2021 also saw the group implementing the National Book City Initiative, taking its inspiration from the UNESCO World Book Capital initiative, which adopts one city in the world annually to serve as hub and anchor for reading promotions activities across the given year. Localised to suit the Nigerian environment, NBRP considered the merits of consolidating book activities in one location for a whole year so as to achieve greater traction and Uyo was chosen as the first National Book Clubs City for 2021. After the group’s first annual general meeting in Uyo in September, Uyo also emerged as the National Book Clubs City for 2022 commencing from 23 April 2022 while Lagos will follow in 2023, commencing from 23 April 2023.

 

 

Meanwhile, at the Uyo AGM, the group, in collaboration of other stakeholders in attendance, drawn from the National Library of Nigeria; Nigerian Copyright Commission; Booksellers Association of Nigeria; Nigerian Publishers Association,  Librarians of Nigerian Universities; media and information managers; authors; the political class; students and the broader reading public, reviewed the current state of the reading enterprise in Nigeria, the operations of the NBRP and steps to boost the reading culture through greater exploration of public libraries, book clubs, e-books and social reading, and resolved as follows:

 

To amplify the continued poor appreciation of the place of reading in national development and the inadequate deployment and maintenance of infrastructure in this regard; To call attention to the imperative of an all-out drive to emplace the reading enterprise at the centre of the national development process given its notable multiplier effect across all levels and strata of national growth and achievement;

 

To emphasise the urgent need for value reorientation, and aggressive readership promotion to entrench the reading culture in all communities within the Nigerian Society; To secure endorsement for NBRP’s campaign towards the establishment of at least one well-kitted library and book club per local government in the country;

 

To demand that a Library Bill of Rights should be passed by the legislature as an instrument to provide uncompromising support for intellectual freedom and the provision of all types of libraries for all;

 

To request that a libraries’ advocacy group comprising book clubs, stakeholders in the book trade, schools, students, parents, journalists, non-governmental organisations, donor agencies, and so on, should be formed to lobby for the continued prioritizing of libraries on the agenda of government;

 

To reiterate that social reading should continue to be encouraged given its impact on the proper cultivation and enhancement of sound human values, peer review, and the multiplicity of constructive ideas for individual and national development;

 

To require that stakeholders in the book trade should continue to work at improving the book value and supply chain for greater reader impact, reading culture enhancement and national development through taking steps towards the gradual restoration of the structural elements of the holistic book chain;

 

To hold governments at all levels accountable to their social function and proper positioning of the education and culture sector in the national development process; To advocate voluntary citizens and Community initiatives and involvement in book clubs establishment and libraries management; and To urge stakeholders in the book trade to work towards the introduction of an Integrated private sector-driven National Books Distribution Company that would help address bottlenecks in the books supply chain and lead to the lowering of costs.

 

Hearty commendations were also extended to  His Excellency, Mr Udom Emmanuel, Governor of Akwa Ibom State for his support for, and participation at the Conference and for accepting and signing up to serve as Grand Patron of Akwa Ibom Book Clubs.

A further collaborative effort was also manifested at the 23rd Lagos Book and Arts Festival (LABAF) on 18 November 2021, when a session of the publishers’ forum held.
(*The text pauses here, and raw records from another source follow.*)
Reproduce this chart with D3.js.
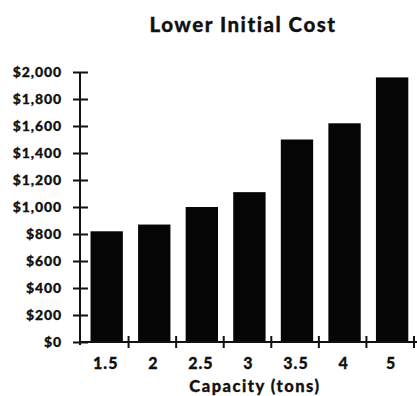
<!DOCTYPE html>
<html>
<head>
<meta charset="utf-8">
<script src="https://cdn.jsdelivr.net/npm/d3@7"></script>
<style>
  body { margin: 0; background: #fff; }
  text { font-family: Lato, "Open Sans", sans-serif; font-weight: 900; fill: #111; stroke: #111; stroke-width: 0.3px; }
</style>
</head>
<body>
<svg id="chart" width="417" height="396"></svg>
<script>
// chart values
let capacities = ["1.5", "2", "2.5", "3", "3.5", "4", "5"];
let costs = [820, 870, 1000, 1110, 1500, 1620, 1960];
let costTicks = [0, 200, 400, 600, 800, 1000, 1200, 1400, 1600, 1800, 2000];
let title = "Lower Initial Cost";
let xTitle = "Capacity (tons)";

let svg = d3.select("#chart");

// scales
let xScale = d3.scaleBand()
    .domain(capacities)
    .range([81, 414])
    .padding(0);
let yScale = d3.scaleLinear()
    .domain([0, 2000])
    .range([342, 72]);

let bw = xScale.bandwidth();

// bars
svg.append("g").selectAll("rect")
    .data(costs)
    .enter().append("rect")
    .attr("x", (d, i) => xScale(capacities[i]) + bw * 0.2)
    .attr("y", d => yScale(d))
    .attr("width", bw * 0.68)
    .attr("height", d => yScale(0) - yScale(d))
    .attr("fill", "#050505");

// y axis: ticks cross the line on both sides
let yAxis = svg.append("g")
    .attr("transform", "translate(80,0)")
    .call(d3.axisLeft(yScale)
        .tickValues(costTicks)
        .tickSize(0)
        .tickPadding(18)
        .tickFormat(d => "$" + d3.format(",")(d)));
yAxis.select(".domain").remove();
yAxis.append("line")
    .attr("y1", yScale(2000))
    .attr("y2", yScale(0) + 3)
    .attr("stroke", "#111")
    .attr("stroke-width", 2);
yAxis.selectAll(".tick").append("line")
    .attr("x1", -7)
    .attr("x2", 8)
    .attr("stroke", "#111")
    .attr("stroke-width", 2);
yAxis.selectAll(".tick text")
    .style("font-size", "14px")
    .style("letter-spacing", "0.9px");

// x axis: line with ticks at band edges, labels at bar centres
let xAxis = svg.append("g")
    .attr("transform", "translate(0," + yScale(0) + ")");
xAxis.append("line")
    .attr("x1", 80)
    .attr("x2", 417)
    .attr("stroke", "#111")
    .attr("stroke-width", 2);
let edges = capacities.map(c => xScale(c) + bw);
xAxis.selectAll(".edge")
    .data(edges)
    .enter().append("line")
    .attr("class", "edge")
    .attr("x1", d => d)
    .attr("x2", d => d)
    .attr("y1", -6)
    .attr("y2", 6)
    .attr("stroke", "#111")
    .attr("stroke-width", 2);
xAxis.selectAll(".lbl")
    .data(capacities)
    .enter().append("text")
    .attr("class", "lbl")
    .attr("x", d => xScale(d) + bw * 0.52)
    .attr("y", 27)
    .attr("text-anchor", "middle")
    .style("font-size", "16px")
    .style("letter-spacing", "1px")
    .text(d => d);

// titles
svg.append("text")
    .attr("x", 243)
    .attr("y", 32)
    .attr("text-anchor", "middle")
    .style("font-size", "20.5px")
    .style("letter-spacing", "1.5px")
    .text(title);
svg.append("text")
    .attr("x", 255)
    .attr("y", 392)
    .attr("text-anchor", "middle")
    .style("font-size", "16.5px")
    .style("letter-spacing", "1.5px")
    .text(xTitle);
</script>
</body>
</html>
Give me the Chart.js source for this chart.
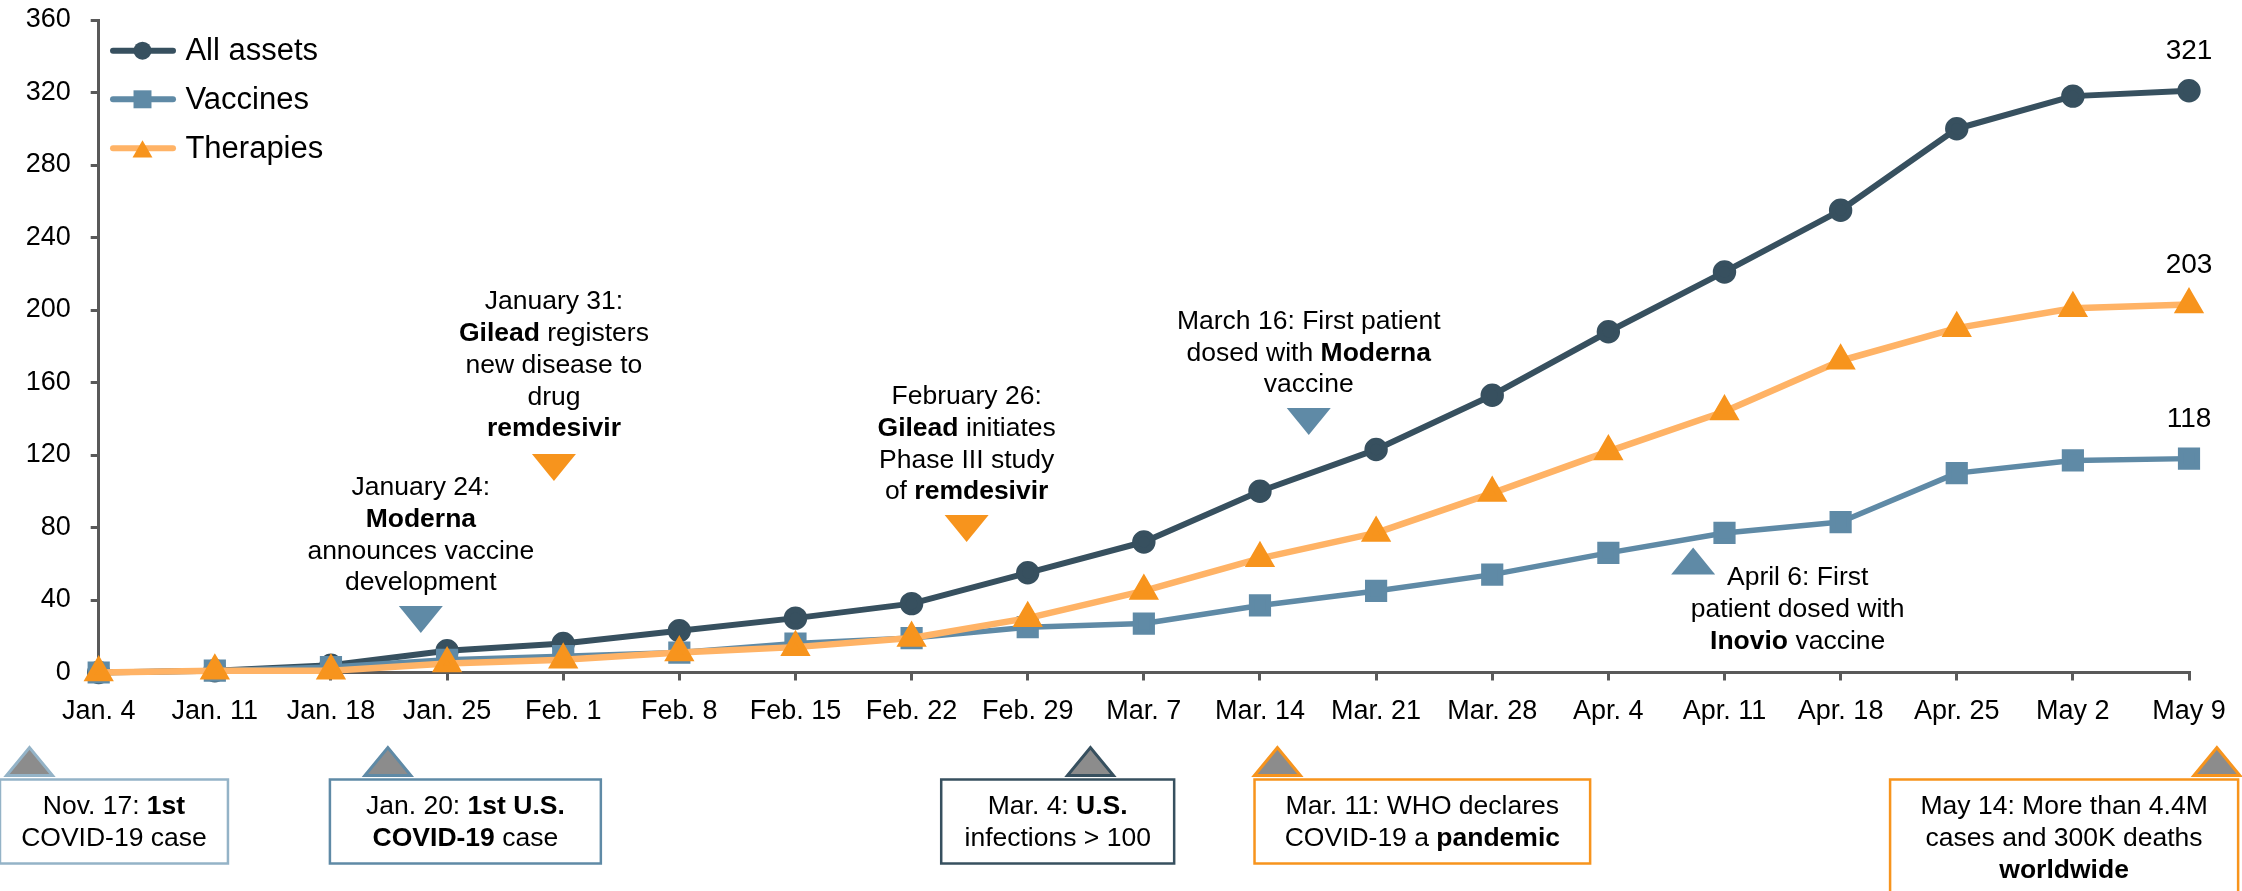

With the theme, “Getting Books to Readers across the Country and the role of Library and Resource Centres in getting Books to Readers,” stakeholders in the book sphere including writers came together for deliberations on the way forward. At the end of the session, the following resolutions were made and, signed by Jahman Anikulapo of Committee for Relevant Art, Mr. Gbadega Adedapo of Nigerian Book Fair Trust, Chief (Hon) Uchenna Cyril Anioke of Nigerian Publishers Association, Dare Oluwatuyi of Booksellers Association of Nigeria, Dr. Nkem Osuigwu of African Libraries and Information Associations and Institutions, and Richard Mammah of NBRP:

 

To encourage greater collaboration and networking among players in the books ecosystem as part of a drive for a more seamless books sector and to better facilitate joint advocacy in the overall interest of all players, book industry stakeholders must be fully ready to raise their voices and make their activities more visible for all to see through enhanced public awareness and sensitization;

 

To remind government of its role in the continued nurturing and development of the book sector,  beginning with the coming into effect of a National Book Policy within the shortest possible time; To encourage the attachment of functional and viable book clubs to all libraries in the country;

 

To encourage governments across board, and particularly at the local government area level, to establish, maintain, staff and furnish at least one community library per LGA whose book stock must be renewed and updated annually; That going forward, libraries should be seen and regarded as more than ‘houses of books,’ but even more appropriately as ‘living community houses and centres of ideas and culture’ where unfettered dissemination and transmission of information is maximally encouraged and takes place;

 

That government, as well as stakeholders in the book trade, should pay even greater regard to factors of ease of availability and affordability of books as a way of engendering improved readership patronage, and that in a practical sense, stakeholders should do more to facilitate the coming into being of at least one ‘National Books Distribution Company’ as a practical vehicle for lowering distribution and marketing costs within the next three years;

 

That Publishers must take advantage of the Information Technology tools prevalent amongst the youths nowadays, to package their contents for readers across various formats (audio books, e-book, v-book, braille etc.) to encourage and promote reading amongst the youths; and That the respective associations in the book trade should continue with their ongoing engagements in respect of the restoration of the traditional book chain and invest more resources in order that we may be able to better guarantee the immediate and long-term sustainability of the books ecosystem in Nigeria.

 

 

NBRP also played a collaborative role in the United Nations SDG’s Book Clubs Reading list, which was announced on the occasion of the 2021 World Book and Copyright Day, by way of encouraging its members to sign up as ambassadors for the UN SDG’s Book Clubs African Chapter with a view to creating a reading atmosphere for the selected books in the list to get to the target audience.

 

“Majority of these activities are not one-off,” Mammah said, adding that “the numerous emergent initiatives, assignments and projects, most of which are collaborative with relevant stakeholders, will continue in 2022 as NBRP progresses to deepen its roots towards the overall objectives of getting books and reading into the daily culture of Nigerians.”